The H.G. Wells Big Finish Classics releases have finally come to their belated end with The Martian Invasion of Earth, an adaption of The War of the Worlds. The War of the Worlds is surely Wells’s most adapted work, having been reworked almost from the moment of its 1897 serialisation. American newspapers published localised versions of the story right away that reduced the imperialist critique and upped the jingoism; two Punch contributors satirised the novel with The War of the Wenuses. Later, the Orson Welles version made an indelible mark on American culture, and in 2005, Steven Spielberg transformed the novel for the post-9/11 era.
With all those versions floating around, what’s a new adapter to do? The typical Big Finish Classics approach is to go back to the text as closely as the medium will allow, but even that’s been done a lot recently. The BBC broadcast a relatively faithful audio adaptation scripted by Melissa Murray last year, and former Big Finish contributor Martin Johnson’s crowdfunded faithful adaption The Coming of the Martians is supposedly coming out imminently.
In the original novel, the anonymous narrator’s wife is packed off to her sister’s early on, leaving the narrator on his own for most of the book. Even by 1897 standards, it was recognised that Wells’s story was low on female characters; the narrator of The War of the Wenuses parodies this by saying of his wife, “I did not care to have her with me. In all such adventures I find her more useful as a sentimental figure in the background — I, of course, allow no sentiment in the foreground — than an active participant”. Nicholas Briggs’s script takes a reversal of this set-up as its main point of departure from the original novel. Here, Richard Armitage plays Herbert Wells and Lucy Briggs-Owen his wife Amy, and Amy never leaves Herbert’s side. The two are co-equal adventurers throughout most of the story.

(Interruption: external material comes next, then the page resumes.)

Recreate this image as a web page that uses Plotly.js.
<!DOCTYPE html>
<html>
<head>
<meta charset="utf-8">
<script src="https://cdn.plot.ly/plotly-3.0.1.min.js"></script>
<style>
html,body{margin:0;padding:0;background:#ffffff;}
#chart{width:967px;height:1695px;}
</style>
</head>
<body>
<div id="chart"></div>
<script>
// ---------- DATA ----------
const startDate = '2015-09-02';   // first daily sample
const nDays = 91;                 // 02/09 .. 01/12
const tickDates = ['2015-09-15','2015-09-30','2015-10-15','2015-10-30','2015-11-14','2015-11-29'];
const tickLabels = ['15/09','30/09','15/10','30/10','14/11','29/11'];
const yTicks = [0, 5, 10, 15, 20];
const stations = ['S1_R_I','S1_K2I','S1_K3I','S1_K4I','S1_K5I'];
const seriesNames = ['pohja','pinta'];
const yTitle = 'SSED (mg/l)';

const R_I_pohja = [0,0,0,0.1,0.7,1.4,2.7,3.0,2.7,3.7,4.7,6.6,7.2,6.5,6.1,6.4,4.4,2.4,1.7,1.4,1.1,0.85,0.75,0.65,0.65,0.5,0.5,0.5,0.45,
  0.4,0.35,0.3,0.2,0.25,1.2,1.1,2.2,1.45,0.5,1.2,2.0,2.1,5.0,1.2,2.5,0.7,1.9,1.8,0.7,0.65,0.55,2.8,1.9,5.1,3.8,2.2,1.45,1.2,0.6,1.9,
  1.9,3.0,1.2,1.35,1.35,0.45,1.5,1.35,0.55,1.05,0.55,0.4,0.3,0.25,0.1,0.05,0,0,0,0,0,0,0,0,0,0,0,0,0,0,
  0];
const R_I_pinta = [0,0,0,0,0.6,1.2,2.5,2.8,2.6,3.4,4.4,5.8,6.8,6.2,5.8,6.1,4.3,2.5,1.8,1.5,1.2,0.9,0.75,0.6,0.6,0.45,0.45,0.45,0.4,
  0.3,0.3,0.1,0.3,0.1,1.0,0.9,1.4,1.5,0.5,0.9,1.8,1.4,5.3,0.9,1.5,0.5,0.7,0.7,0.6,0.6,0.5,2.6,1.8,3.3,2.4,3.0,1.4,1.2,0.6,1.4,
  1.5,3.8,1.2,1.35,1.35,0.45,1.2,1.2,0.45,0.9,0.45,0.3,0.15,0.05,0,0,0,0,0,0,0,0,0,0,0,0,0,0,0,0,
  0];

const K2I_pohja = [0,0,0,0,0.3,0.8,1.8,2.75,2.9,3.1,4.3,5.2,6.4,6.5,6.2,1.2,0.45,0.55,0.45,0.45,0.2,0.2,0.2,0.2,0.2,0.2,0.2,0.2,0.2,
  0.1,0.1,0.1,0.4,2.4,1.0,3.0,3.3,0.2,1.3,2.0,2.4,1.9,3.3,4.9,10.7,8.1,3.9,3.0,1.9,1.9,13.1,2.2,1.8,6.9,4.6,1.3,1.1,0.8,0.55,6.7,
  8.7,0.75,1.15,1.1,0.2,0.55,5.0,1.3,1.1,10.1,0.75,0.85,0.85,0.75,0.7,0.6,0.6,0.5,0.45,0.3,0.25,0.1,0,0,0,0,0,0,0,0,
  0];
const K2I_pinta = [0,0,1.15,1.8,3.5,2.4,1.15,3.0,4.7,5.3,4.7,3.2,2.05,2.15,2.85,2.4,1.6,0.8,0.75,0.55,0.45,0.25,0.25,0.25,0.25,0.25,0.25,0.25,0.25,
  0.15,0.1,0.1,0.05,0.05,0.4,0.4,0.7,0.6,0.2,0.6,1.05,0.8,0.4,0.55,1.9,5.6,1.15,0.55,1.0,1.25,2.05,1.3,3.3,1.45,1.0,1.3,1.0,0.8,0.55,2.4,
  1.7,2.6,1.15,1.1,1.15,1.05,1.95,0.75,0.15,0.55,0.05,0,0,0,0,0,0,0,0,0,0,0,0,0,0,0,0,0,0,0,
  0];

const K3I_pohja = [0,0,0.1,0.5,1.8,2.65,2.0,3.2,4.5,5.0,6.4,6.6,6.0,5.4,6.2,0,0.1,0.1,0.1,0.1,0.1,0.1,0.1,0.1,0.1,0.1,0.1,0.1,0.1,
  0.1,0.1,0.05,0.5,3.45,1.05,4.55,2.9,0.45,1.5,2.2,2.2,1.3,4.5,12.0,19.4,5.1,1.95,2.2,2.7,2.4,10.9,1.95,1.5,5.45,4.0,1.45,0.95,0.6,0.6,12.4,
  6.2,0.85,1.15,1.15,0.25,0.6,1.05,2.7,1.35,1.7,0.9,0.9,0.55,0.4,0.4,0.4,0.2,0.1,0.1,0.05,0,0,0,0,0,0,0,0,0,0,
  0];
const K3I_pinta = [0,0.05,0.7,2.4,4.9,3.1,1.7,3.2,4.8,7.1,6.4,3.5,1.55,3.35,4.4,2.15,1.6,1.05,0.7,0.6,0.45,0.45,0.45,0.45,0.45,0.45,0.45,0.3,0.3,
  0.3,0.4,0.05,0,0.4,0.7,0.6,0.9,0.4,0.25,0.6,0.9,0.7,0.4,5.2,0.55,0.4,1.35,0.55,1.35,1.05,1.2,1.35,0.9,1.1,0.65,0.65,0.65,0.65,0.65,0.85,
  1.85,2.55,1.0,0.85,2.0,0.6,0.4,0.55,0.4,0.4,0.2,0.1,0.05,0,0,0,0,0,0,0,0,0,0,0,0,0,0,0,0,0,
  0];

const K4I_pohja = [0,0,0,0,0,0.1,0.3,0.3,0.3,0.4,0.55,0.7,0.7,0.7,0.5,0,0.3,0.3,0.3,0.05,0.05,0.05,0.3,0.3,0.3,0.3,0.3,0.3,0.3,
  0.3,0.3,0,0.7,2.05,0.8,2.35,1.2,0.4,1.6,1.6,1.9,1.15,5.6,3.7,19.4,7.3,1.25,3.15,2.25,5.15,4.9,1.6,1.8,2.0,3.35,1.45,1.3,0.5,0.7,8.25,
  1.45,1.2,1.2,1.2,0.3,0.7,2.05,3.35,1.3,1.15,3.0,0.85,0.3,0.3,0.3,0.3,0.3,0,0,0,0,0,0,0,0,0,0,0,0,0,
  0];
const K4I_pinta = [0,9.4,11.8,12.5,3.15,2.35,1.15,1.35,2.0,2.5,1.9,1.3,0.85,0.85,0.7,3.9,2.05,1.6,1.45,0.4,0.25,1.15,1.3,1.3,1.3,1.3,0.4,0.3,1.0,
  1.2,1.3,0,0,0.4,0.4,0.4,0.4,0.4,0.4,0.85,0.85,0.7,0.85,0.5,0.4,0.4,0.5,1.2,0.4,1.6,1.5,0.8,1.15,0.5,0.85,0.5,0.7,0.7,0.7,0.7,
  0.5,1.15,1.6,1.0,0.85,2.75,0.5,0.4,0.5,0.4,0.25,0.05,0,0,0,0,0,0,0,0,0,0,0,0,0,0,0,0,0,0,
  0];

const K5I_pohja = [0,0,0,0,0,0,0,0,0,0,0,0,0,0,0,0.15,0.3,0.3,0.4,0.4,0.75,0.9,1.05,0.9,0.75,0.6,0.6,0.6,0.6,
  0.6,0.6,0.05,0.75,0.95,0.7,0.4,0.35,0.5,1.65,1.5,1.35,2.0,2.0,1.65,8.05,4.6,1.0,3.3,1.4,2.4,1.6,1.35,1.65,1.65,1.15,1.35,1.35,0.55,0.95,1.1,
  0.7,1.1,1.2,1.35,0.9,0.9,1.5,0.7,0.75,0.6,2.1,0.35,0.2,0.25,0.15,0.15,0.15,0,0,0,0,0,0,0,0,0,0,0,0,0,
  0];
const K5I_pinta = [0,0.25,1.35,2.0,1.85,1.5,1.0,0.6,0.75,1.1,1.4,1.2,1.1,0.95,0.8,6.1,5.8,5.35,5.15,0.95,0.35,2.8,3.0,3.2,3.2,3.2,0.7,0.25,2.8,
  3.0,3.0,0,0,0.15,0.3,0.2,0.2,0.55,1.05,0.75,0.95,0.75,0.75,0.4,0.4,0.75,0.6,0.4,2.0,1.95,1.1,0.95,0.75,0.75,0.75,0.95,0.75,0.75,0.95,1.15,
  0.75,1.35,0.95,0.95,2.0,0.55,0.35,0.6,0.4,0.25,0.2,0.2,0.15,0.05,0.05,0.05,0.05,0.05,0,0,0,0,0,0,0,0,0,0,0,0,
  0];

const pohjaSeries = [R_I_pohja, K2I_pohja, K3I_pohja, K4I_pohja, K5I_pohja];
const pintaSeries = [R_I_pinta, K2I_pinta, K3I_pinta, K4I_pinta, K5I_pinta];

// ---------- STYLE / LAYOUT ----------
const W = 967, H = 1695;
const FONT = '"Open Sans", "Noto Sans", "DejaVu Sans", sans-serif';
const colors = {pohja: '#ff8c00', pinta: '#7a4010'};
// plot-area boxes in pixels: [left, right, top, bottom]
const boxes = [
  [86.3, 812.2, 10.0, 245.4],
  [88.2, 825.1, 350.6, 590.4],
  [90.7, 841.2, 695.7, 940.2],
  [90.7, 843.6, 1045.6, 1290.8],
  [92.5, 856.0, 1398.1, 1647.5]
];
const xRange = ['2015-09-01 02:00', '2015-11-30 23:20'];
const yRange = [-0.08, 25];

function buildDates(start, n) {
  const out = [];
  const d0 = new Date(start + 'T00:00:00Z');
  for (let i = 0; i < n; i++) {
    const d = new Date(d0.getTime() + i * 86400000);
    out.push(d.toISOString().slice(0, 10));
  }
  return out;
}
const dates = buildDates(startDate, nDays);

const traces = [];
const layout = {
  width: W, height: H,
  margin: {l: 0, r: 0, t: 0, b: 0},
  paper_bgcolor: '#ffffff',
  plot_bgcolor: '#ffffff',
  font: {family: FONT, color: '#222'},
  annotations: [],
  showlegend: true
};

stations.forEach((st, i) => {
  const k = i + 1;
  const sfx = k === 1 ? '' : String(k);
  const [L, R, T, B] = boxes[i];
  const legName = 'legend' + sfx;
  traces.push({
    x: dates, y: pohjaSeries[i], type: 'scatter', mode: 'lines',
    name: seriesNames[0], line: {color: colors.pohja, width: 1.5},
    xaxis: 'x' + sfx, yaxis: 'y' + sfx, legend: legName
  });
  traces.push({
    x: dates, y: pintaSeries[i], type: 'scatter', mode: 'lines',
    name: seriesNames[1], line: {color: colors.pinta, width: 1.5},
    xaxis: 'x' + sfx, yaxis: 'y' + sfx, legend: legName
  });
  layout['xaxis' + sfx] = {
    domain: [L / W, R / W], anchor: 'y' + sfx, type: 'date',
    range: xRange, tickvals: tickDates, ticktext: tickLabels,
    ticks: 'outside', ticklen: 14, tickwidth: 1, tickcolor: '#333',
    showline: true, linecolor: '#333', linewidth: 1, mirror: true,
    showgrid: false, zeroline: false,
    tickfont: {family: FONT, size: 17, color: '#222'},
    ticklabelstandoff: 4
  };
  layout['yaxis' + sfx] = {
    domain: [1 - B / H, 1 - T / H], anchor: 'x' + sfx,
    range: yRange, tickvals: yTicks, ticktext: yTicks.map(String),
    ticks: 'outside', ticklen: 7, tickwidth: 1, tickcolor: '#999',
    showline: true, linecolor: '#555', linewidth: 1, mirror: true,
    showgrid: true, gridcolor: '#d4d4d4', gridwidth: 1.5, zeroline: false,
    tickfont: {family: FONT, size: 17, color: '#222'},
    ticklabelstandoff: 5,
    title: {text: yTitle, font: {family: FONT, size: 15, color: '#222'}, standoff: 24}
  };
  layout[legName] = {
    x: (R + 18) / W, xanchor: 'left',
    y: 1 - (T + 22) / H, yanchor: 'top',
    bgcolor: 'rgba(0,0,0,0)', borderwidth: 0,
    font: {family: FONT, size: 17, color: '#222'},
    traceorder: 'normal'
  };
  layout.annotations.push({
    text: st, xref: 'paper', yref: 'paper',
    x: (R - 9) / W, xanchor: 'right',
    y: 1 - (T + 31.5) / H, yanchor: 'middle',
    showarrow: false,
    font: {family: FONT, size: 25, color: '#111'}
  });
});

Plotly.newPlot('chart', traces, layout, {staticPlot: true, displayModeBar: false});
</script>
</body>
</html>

The opening parts of the story are the strongest, even if I question the wisdom of any adapter who removes the novel’s still-chilling opening lines. These parts of the story proceed pretty faithfully to the novel, as they do in most of its adaptations: the observations of Mars, “The chances against anything manlike on Mars are a million to one”, the crash of the first cylinder, the crowds observing it, the flag of peace rejected, the heat-ray. Wells’s writing is surprisingly a good fit for Nicholas Briggs’s proclivities as a writer; both men love their comic members of the lower classes and people who have to repeat themselves ten times to be understood. Briggs’s Herbert is a bit more proactive than Wells’s narrator, but overall this is a straightforward if sometimes by-the-numbers take on Wells’s strong original material. The inclusion of Amy doesn’t really change the story much, except for the occasional scene — obligatory in all adaptations of Victorian material — where Herbert tries to keep her out of the action and she asserts herself over his protests.

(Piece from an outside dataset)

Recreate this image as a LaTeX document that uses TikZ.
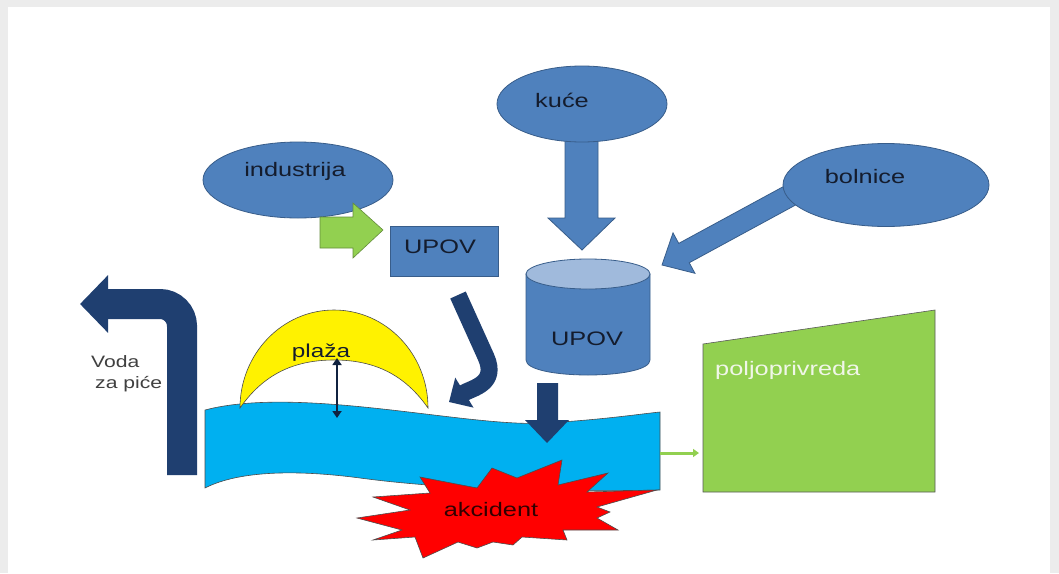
\documentclass[tikz,border=0pt]{standalone}
\usepackage{fontspec}
\setmainfont{Liberation Sans}
\usetikzlibrary{shapes.geometric,arrows.meta}
\definecolor{mblue}{RGB}{79,129,189}
\definecolor{mblueline}{RGB}{56,93,138}
\definecolor{ltblue}{RGB}{160,186,220}
\definecolor{navy}{RGB}{31,63,112}
\definecolor{dnavy}{RGB}{16,34,64}
\definecolor{lgreen}{RGB}{146,208,80}
\definecolor{dgreen}{RGB}{100,140,60}
\definecolor{cyanw}{RGB}{0,176,240}
\definecolor{txt}{RGB}{20,28,45}
\definecolor{bgc}{RGB}{236,236,236}
\newcommand\wide[1]{\scalebox{1.3}[1]{#1}}
\begin{document}
\begin{tikzpicture}[x=1pt,y=-1pt,
  lbl/.style={font=\fontsize{19.5}{23}\selectfont, text=txt, inner sep=0pt, anchor=base},
  blob/.style={ellipse, fill=mblue, draw=mblueline, line width=0.8pt, inner sep=0pt},
  bluearrow/.style={fill=mblue, draw=mblueline, line width=0.8pt},
  navyarrow/.style={fill=navy, draw=none},
  outl/.style={draw=black!70, line width=0.6pt}]
\useasboundingbox (0,0) rectangle (1059,573);
\fill[bgc] (0,0) rectangle (1059,573);
\fill[white] (8,7) rectangle (1050,573);

% river
\filldraw[fill=cyanw, outl] (205,410) .. controls (300,385) and (470,428) .. (545,423)
  .. controls (600,420) and (640,414) .. (660,412) -- (660,490)
  .. controls (560,492) and (450,490) .. (360,478)
  .. controls (300,470) and (240,470) .. (205,488) -- cycle;
\coordinate (riverR) at (660,453);

% beach crescent
\filldraw[fill=yellow, outl] (240,408) .. controls (240,354) and (282,310) .. (334,310)
  .. controls (386,310) and (428,354) .. (428,408)
  .. controls (405,375) and (375,360) .. (334,360)
  .. controls (293,360) and (263,375) .. (240,408) -- cycle;
\node[lbl] (plaza) at (321,357) {\fontsize{18.7}{22}\selectfont\wide{plaža}};
\coordinate (plTop) at (337,358);
\coordinate (plBot) at (337,418);
\draw[dnavy, line width=2.5pt, {Triangle[length=7pt,width=9pt]}-{Triangle[length=7pt,width=9pt]}] (plTop) -- (plBot);

% accident star
\filldraw[fill=red, outl] (562,460) -- (558,485) -- (608,473) -- (587,492) -- (657,490) -- (597,507)
  -- (610,512) -- (597,518) -- (618,530) -- (563,530) -- (567,540) -- (522,537) -- (513,545)
  -- (493,542) -- (477,548) -- (458,542) -- (423,558) -- (415,537) -- (373,540) -- (402,530)
  -- (357,518) -- (410,510) -- (373,497) -- (430,493) -- (420,477) -- (477,488) -- (492,468)
  -- (517,478) -- cycle;
\node[lbl, text={rgb,255:red,50;green,0;blue,0}] (akc) at (491,516) {\wide{akcident}};

% agriculture
\filldraw[fill=lgreen, draw=gray!70!black, line width=0.6pt] (703,344) -- (935,310) -- (935,492) -- (703,492) -- cycle;
\coordinate (poljL) at (699,453);
\node[lbl, anchor=base west, text={rgb,255:red,240;green,246;blue,232}] (polj) at (715,375) {\wide{poljoprivreda}};
\draw[lgreen, line width=3pt, -{Triangle[length=6pt,width=8pt]}] (riverR) -- (poljL);

% drinking water bent arrow
\draw[navy, line width=30pt, rounded corners=22pt, -{Triangle[length=28pt,width=56pt]}] (182,475) |- (80,304);
\node[lbl, anchor=base west, text=black!75, font=\fontsize{16.5}{20}\selectfont] (voda) at (91,367) {\scalebox{1.28}[1]{Voda}};
\node[lbl, anchor=base west, text=black!75, font=\fontsize{16.5}{20}\selectfont] (zapice) at (95,388) {\scalebox{1.28}[1]{za piće}};

% J arrow from small UPOV to river
\draw[navy, line width=17pt, -{Triangle[length=18pt,width=34pt]}] (458,295) -- (486,357)
  .. controls (498,384) and (472,388) .. (449,402);

% cylinder UPOV
\filldraw[fill=mblue, draw=mblueline, line width=0.8pt] (526,274) -- (526,360)
  .. controls (526,380) and (650,380) .. (650,360) -- (650,274) -- cycle;
\filldraw[fill=ltblue, draw=mblueline, line width=0.8pt] (588,274) ellipse [x radius=62, y radius=15];
\node[lbl] (upov2) at (587,345) {\wide{UPOV}};

% arrow from cylinder to river
\filldraw[navyarrow] (537,383) -- (558,383) -- (558,420) -- (569,420) -- (547,443) -- (525,420) -- (537,420) -- cycle;

% kuce arrow
\filldraw[bluearrow] (565,130) -- (598,130) -- (598,218) -- (615,218) -- (582,250) -- (548,218) -- (565,218) -- cycle;
% bolnice arrow
\begin{scope}[shift={(662,265)}, rotate=28.5]
\filldraw[bluearrow] (0,0) -- (25,23) -- (25,11) -- (170,11) -- (170,-11) -- (25,-11) -- (25,-23) -- cycle;
\end{scope}

% ellipses
\node[blob, minimum width=190pt, minimum height=76pt] (ind) at (298,180) {};
\node[lbl] (indt) at (295,176) {\wide{industrija}};
\node[blob, minimum width=170pt, minimum height=76pt] (kuce) at (582,104) {};
\node[lbl] (kucet) at (562,107) {\wide{kuće}};
\node[blob, minimum width=206pt, minimum height=83pt] (bol) at (886,185) {};
\node[lbl] (bolt) at (865,183) {\wide{bolnice}};

% green arrow from industry
\filldraw[fill=lgreen, draw=dgreen, line width=0.6pt] (320,217) -- (353,217) -- (353,203) -- (383,230) -- (353,258) -- (353,248) -- (320,248) -- cycle;

% small UPOV
\node[rectangle, fill=mblue, draw=mblueline, line width=0.8pt, minimum width=108pt, minimum height=50pt, inner sep=0pt] (upov1) at (444,251) {};
\node[lbl] (upov1t) at (440,253) {\wide{UPOV}};
\end{tikzpicture}
\end{document}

It’s the second half of the story where including Amy backfires. The power of Book II of the original War of the Worlds comes from the sense of isolation, the feeling that everything that once made up civilisation has fallen away. The narrator can’t trust the representatives of the church or military that he meets, and at times he can barely trust himself. With Amy there, though, this is all gone, and what remains is a pretty generic survival narrative. The second half is also undermined by how quickly it moves, which prevents it from really drawing out the tension of the very desperate scenarios Herbert and Amy find themselves in.
H.G. Wells’s real-life second wife was Amy Catherine Robbins, but other than that, I could detect no resemblance between the story’s Herbert and Amy and the real H.G. Wells and his wife. Amy Catherine was known as “Jane” during her marriage to H.G., and published under the name “Catherine Wells”, but the couple actually referred to each other as “Bits” and “Bins” in private! Richard Armitage is an excellent “get” for Big Finish, but he’s not quite the over-ruminative intellectual, and Lucy Briggs-Owen displays considerably more backbone than the real Jane ever did. If you’re able to put your real-life knowledge of the Wellses aside, though, you should find them strong performers. I do hope Armitage does more Big Finish!
Even when I have reservations, though, this run of H.G. Wells adaptations from Big Finish has been an excellent undertaking. I can’t think of anything else like it, for taking a range of great stories by a great writer, and adapting all of them, allowing for a wide variety of approaches — from the very faithful The Time Machine to the experimental The Shape of Things to Come. I’m glad that Martian Invasion of Earth has finally come along to cap this set off, and I look forward to listening to these stories again and again.
The Martian Invasion of Earth (by H.G. Wells, Nicholas Briggs; starring Richard Armitage, Lucy Briggs-Owen) was released by Big Finish Productions in February 2018.